Task: Write the material out again in full, exactly.

Given data:
***

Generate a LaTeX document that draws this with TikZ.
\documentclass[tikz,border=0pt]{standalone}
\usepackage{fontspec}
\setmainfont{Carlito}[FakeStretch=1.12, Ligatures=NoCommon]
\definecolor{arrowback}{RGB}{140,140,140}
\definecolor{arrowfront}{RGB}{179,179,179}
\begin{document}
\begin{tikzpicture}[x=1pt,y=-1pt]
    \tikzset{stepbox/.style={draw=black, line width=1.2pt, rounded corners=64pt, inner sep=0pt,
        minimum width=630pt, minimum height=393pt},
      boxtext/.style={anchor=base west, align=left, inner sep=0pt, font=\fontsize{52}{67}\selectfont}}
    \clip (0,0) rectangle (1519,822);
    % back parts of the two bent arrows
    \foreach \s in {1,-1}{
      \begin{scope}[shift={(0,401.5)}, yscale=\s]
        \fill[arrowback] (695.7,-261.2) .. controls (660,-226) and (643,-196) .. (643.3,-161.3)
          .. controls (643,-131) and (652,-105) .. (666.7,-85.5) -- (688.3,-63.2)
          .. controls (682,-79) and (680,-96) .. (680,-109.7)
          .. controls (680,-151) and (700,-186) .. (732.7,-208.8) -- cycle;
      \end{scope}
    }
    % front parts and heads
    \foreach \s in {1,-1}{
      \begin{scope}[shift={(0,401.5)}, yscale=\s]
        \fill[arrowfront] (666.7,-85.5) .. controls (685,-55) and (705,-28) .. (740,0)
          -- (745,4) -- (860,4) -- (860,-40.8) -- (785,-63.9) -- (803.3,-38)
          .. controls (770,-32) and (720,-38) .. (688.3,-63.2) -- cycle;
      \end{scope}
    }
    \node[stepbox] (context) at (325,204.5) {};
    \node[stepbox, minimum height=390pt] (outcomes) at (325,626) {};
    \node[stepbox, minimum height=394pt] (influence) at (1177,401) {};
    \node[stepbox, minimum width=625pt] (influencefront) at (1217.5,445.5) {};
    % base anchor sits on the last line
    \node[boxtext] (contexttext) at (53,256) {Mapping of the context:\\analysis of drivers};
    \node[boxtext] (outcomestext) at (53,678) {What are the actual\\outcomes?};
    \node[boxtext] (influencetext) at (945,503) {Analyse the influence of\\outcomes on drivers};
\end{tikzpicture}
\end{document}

***

Answer:
Generate a LaTeX document that draws this with TikZ.
\documentclass[tikz,border=0pt]{standalone}
\usepackage{fontspec}
\setmainfont{Carlito}[FakeStretch=1.12, Ligatures=NoCommon]
\definecolor{arrowback}{RGB}{140,140,140}
\definecolor{arrowfront}{RGB}{179,179,179}
\begin{document}
\begin{tikzpicture}[x=1pt,y=-1pt]
    \tikzset{stepbox/.style={draw=black, line width=1.2pt, rounded corners=64pt, inner sep=0pt,
        minimum width=630pt, minimum height=393pt},
      boxtext/.style={anchor=base west, align=left, inner sep=0pt, font=\fontsize{52}{67}\selectfont}}
    \clip (0,0) rectangle (1519,822);
    % back parts of the two bent arrows
    \foreach \s in {1,-1}{
      \begin{scope}[shift={(0,401.5)}, yscale=\s]
        \fill[arrowback] (695.7,-261.2) .. controls (660,-226) and (643,-196) .. (643.3,-161.3)
          .. controls (643,-131) and (652,-105) .. (666.7,-85.5) -- (688.3,-63.2)
          .. controls (682,-79) and (680,-96) .. (680,-109.7)
          .. controls (680,-151) and (700,-186) .. (732.7,-208.8) -- cycle;
      \end{scope}
    }
    % front parts and heads
    \foreach \s in {1,-1}{
      \begin{scope}[shift={(0,401.5)}, yscale=\s]
        \fill[arrowfront] (666.7,-85.5) .. controls (685,-55) and (705,-28) .. (740,0)
          -- (745,4) -- (860,4) -- (860,-40.8) -- (785,-63.9) -- (803.3,-38)
          .. controls (770,-32) and (720,-38) .. (688.3,-63.2) -- cycle;
      \end{scope}
    }
    \node[stepbox] (context) at (325,204.5) {};
    \node[stepbox, minimum height=390pt] (outcomes) at (325,626) {};
    \node[stepbox, minimum height=394pt] (influence) at (1177,401) {};
    \node[stepbox, minimum width=625pt] (influencefront) at (1217.5,445.5) {};
    % base anchor sits on the last line
    \node[boxtext] (contexttext) at (53,256) {Mapping of the context:\\analysis of drivers};
    \node[boxtext] (outcomestext) at (53,678) {What are the actual\\outcomes?};
    \node[boxtext] (influencetext) at (945,503) {Analyse the influence of\\outcomes on drivers};
\end{tikzpicture}
\end{document}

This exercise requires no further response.